• [To be done]
Drop the images; return everything else in the listing below exactly.

• [Provided data]
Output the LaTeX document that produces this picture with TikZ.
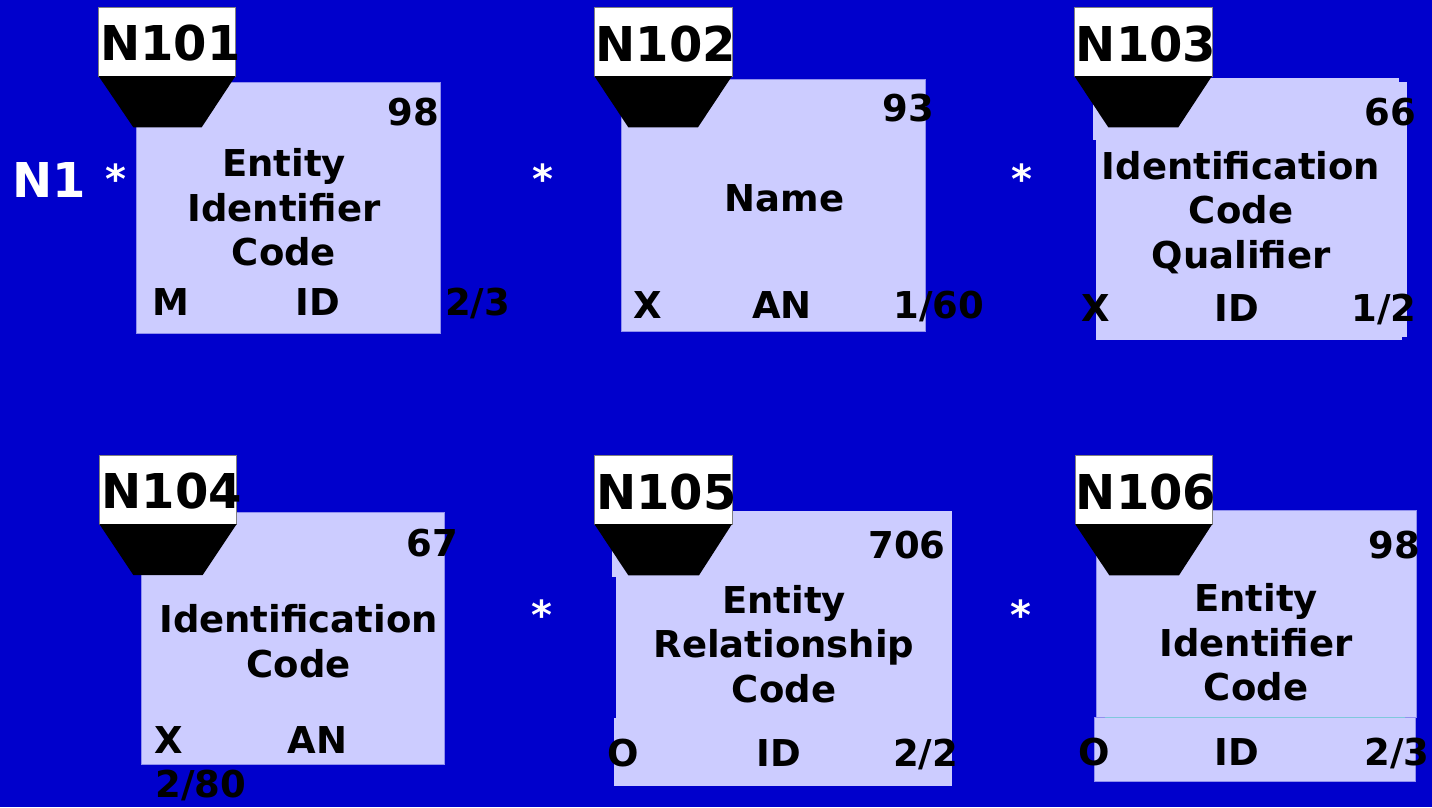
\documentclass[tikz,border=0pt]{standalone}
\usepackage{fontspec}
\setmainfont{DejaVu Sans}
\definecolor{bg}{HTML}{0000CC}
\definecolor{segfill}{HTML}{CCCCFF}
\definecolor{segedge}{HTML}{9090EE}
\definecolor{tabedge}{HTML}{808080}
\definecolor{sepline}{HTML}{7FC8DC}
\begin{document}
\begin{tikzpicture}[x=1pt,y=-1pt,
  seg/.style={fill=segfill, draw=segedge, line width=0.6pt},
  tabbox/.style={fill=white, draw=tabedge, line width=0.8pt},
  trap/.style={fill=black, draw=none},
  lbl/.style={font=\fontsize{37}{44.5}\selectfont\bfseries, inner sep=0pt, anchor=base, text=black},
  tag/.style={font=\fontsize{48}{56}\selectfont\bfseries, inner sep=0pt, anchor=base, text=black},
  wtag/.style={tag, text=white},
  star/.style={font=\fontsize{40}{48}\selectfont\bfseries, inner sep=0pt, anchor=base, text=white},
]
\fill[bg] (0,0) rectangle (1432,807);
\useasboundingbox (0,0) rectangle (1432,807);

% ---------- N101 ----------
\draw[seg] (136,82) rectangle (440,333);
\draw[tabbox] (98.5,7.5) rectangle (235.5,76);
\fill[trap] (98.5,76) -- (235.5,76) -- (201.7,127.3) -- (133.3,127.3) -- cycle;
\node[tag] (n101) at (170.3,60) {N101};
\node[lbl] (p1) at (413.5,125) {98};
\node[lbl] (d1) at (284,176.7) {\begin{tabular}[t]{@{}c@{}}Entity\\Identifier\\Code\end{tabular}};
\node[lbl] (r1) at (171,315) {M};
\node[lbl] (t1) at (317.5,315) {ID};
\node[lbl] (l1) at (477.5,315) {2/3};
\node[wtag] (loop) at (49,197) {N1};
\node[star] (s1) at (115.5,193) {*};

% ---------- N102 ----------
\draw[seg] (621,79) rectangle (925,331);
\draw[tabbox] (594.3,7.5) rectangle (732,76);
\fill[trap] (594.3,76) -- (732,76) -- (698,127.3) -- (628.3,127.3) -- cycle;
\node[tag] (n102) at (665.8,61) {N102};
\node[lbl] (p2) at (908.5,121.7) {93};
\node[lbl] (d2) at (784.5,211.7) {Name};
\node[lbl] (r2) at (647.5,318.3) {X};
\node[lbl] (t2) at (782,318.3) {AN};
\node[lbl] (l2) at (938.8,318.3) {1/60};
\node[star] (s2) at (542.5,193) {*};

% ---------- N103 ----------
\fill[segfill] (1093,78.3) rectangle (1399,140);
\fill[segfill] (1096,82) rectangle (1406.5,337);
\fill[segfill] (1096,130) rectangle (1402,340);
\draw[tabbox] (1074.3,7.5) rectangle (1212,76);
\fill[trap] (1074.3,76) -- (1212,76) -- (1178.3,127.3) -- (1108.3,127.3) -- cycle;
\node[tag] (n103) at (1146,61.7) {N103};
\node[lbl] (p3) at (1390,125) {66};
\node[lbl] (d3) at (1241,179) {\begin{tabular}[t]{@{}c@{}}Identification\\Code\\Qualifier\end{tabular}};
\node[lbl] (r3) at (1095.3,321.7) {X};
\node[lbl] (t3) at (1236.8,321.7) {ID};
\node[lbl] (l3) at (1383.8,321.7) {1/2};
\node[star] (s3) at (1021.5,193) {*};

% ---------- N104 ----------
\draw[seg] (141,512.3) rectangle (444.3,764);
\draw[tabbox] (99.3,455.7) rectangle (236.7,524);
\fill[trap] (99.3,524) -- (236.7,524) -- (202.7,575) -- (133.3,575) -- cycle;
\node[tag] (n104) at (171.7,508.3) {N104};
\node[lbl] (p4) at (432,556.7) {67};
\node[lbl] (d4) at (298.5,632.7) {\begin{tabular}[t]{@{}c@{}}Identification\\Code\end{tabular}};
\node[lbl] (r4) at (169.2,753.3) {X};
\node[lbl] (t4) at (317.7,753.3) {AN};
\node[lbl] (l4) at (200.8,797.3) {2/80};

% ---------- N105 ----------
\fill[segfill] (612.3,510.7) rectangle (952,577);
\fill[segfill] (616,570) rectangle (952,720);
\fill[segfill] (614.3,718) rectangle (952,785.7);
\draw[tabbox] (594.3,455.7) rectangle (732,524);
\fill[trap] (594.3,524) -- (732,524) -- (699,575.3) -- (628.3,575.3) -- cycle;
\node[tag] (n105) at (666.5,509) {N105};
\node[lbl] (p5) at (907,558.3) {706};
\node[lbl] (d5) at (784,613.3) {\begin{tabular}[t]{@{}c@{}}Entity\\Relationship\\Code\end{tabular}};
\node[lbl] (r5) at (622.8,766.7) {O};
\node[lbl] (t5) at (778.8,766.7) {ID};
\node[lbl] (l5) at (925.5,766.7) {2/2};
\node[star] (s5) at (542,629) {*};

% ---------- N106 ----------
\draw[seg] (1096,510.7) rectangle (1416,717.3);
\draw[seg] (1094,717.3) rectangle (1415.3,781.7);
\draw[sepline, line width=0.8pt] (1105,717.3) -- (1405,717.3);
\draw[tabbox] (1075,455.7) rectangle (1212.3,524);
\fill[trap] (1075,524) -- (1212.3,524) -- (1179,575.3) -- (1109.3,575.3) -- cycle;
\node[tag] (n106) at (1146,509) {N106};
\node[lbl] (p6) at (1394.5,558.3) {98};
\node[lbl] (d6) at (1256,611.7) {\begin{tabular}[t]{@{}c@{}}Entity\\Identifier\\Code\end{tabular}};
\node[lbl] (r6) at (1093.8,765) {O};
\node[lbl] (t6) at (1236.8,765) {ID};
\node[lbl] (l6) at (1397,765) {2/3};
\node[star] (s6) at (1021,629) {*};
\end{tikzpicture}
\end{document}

• [Result of the task]
Output the LaTeX document that produces this picture with TikZ.
\documentclass[tikz,border=0pt]{standalone}
\usepackage{fontspec}
\setmainfont{DejaVu Sans}
\definecolor{bg}{HTML}{0000CC}
\definecolor{segfill}{HTML}{CCCCFF}
\definecolor{segedge}{HTML}{9090EE}
\definecolor{tabedge}{HTML}{808080}
\definecolor{sepline}{HTML}{7FC8DC}
\begin{document}
\begin{tikzpicture}[x=1pt,y=-1pt,
  seg/.style={fill=segfill, draw=segedge, line width=0.6pt},
  tabbox/.style={fill=white, draw=tabedge, line width=0.8pt},
  trap/.style={fill=black, draw=none},
  lbl/.style={font=\fontsize{37}{44.5}\selectfont\bfseries, inner sep=0pt, anchor=base, text=black},
  tag/.style={font=\fontsize{48}{56}\selectfont\bfseries, inner sep=0pt, anchor=base, text=black},
  wtag/.style={tag, text=white},
  star/.style={font=\fontsize{40}{48}\selectfont\bfseries, inner sep=0pt, anchor=base, text=white},
]
\fill[bg] (0,0) rectangle (1432,807);
\useasboundingbox (0,0) rectangle (1432,807);

% ---------- N101 ----------
\draw[seg] (136,82) rectangle (440,333);
\draw[tabbox] (98.5,7.5) rectangle (235.5,76);
\fill[trap] (98.5,76) -- (235.5,76) -- (201.7,127.3) -- (133.3,127.3) -- cycle;
\node[tag] (n101) at (170.3,60) {N101};
\node[lbl] (p1) at (413.5,125) {98};
\node[lbl] (d1) at (284,176.7) {\begin{tabular}[t]{@{}c@{}}Entity\\Identifier\\Code\end{tabular}};
\node[lbl] (r1) at (171,315) {M};
\node[lbl] (t1) at (317.5,315) {ID};
\node[lbl] (l1) at (477.5,315) {2/3};
\node[wtag] (loop) at (49,197) {N1};
\node[star] (s1) at (115.5,193) {*};

% ---------- N102 ----------
\draw[seg] (621,79) rectangle (925,331);
\draw[tabbox] (594.3,7.5) rectangle (732,76);
\fill[trap] (594.3,76) -- (732,76) -- (698,127.3) -- (628.3,127.3) -- cycle;
\node[tag] (n102) at (665.8,61) {N102};
\node[lbl] (p2) at (908.5,121.7) {93};
\node[lbl] (d2) at (784.5,211.7) {Name};
\node[lbl] (r2) at (647.5,318.3) {X};
\node[lbl] (t2) at (782,318.3) {AN};
\node[lbl] (l2) at (938.8,318.3) {1/60};
\node[star] (s2) at (542.5,193) {*};

% ---------- N103 ----------
\fill[segfill] (1093,78.3) rectangle (1399,140);
\fill[segfill] (1096,82) rectangle (1406.5,337);
\fill[segfill] (1096,130) rectangle (1402,340);
\draw[tabbox] (1074.3,7.5) rectangle (1212,76);
\fill[trap] (1074.3,76) -- (1212,76) -- (1178.3,127.3) -- (1108.3,127.3) -- cycle;
\node[tag] (n103) at (1146,61.7) {N103};
\node[lbl] (p3) at (1390,125) {66};
\node[lbl] (d3) at (1241,179) {\begin{tabular}[t]{@{}c@{}}Identification\\Code\\Qualifier\end{tabular}};
\node[lbl] (r3) at (1095.3,321.7) {X};
\node[lbl] (t3) at (1236.8,321.7) {ID};
\node[lbl] (l3) at (1383.8,321.7) {1/2};
\node[star] (s3) at (1021.5,193) {*};

% ---------- N104 ----------
\draw[seg] (141,512.3) rectangle (444.3,764);
\draw[tabbox] (99.3,455.7) rectangle (236.7,524);
\fill[trap] (99.3,524) -- (236.7,524) -- (202.7,575) -- (133.3,575) -- cycle;
\node[tag] (n104) at (171.7,508.3) {N104};
\node[lbl] (p4) at (432,556.7) {67};
\node[lbl] (d4) at (298.5,632.7) {\begin{tabular}[t]{@{}c@{}}Identification\\Code\end{tabular}};
\node[lbl] (r4) at (169.2,753.3) {X};
\node[lbl] (t4) at (317.7,753.3) {AN};
\node[lbl] (l4) at (200.8,797.3) {2/80};

% ---------- N105 ----------
\fill[segfill] (612.3,510.7) rectangle (952,577);
\fill[segfill] (616,570) rectangle (952,720);
\fill[segfill] (614.3,718) rectangle (952,785.7);
\draw[tabbox] (594.3,455.7) rectangle (732,524);
\fill[trap] (594.3,524) -- (732,524) -- (699,575.3) -- (628.3,575.3) -- cycle;
\node[tag] (n105) at (666.5,509) {N105};
\node[lbl] (p5) at (907,558.3) {706};
\node[lbl] (d5) at (784,613.3) {\begin{tabular}[t]{@{}c@{}}Entity\\Relationship\\Code\end{tabular}};
\node[lbl] (r5) at (622.8,766.7) {O};
\node[lbl] (t5) at (778.8,766.7) {ID};
\node[lbl] (l5) at (925.5,766.7) {2/2};
\node[star] (s5) at (542,629) {*};

% ---------- N106 ----------
\draw[seg] (1096,510.7) rectangle (1416,717.3);
\draw[seg] (1094,717.3) rectangle (1415.3,781.7);
\draw[sepline, line width=0.8pt] (1105,717.3) -- (1405,717.3);
\draw[tabbox] (1075,455.7) rectangle (1212.3,524);
\fill[trap] (1075,524) -- (1212.3,524) -- (1179,575.3) -- (1109.3,575.3) -- cycle;
\node[tag] (n106) at (1146,509) {N106};
\node[lbl] (p6) at (1394.5,558.3) {98};
\node[lbl] (d6) at (1256,611.7) {\begin{tabular}[t]{@{}c@{}}Entity\\Identifier\\Code\end{tabular}};
\node[lbl] (r6) at (1093.8,765) {O};
\node[lbl] (t6) at (1236.8,765) {ID};
\node[lbl] (l6) at (1397,765) {2/3};
\node[star] (s6) at (1021,629) {*};
\end{tikzpicture}
\end{document}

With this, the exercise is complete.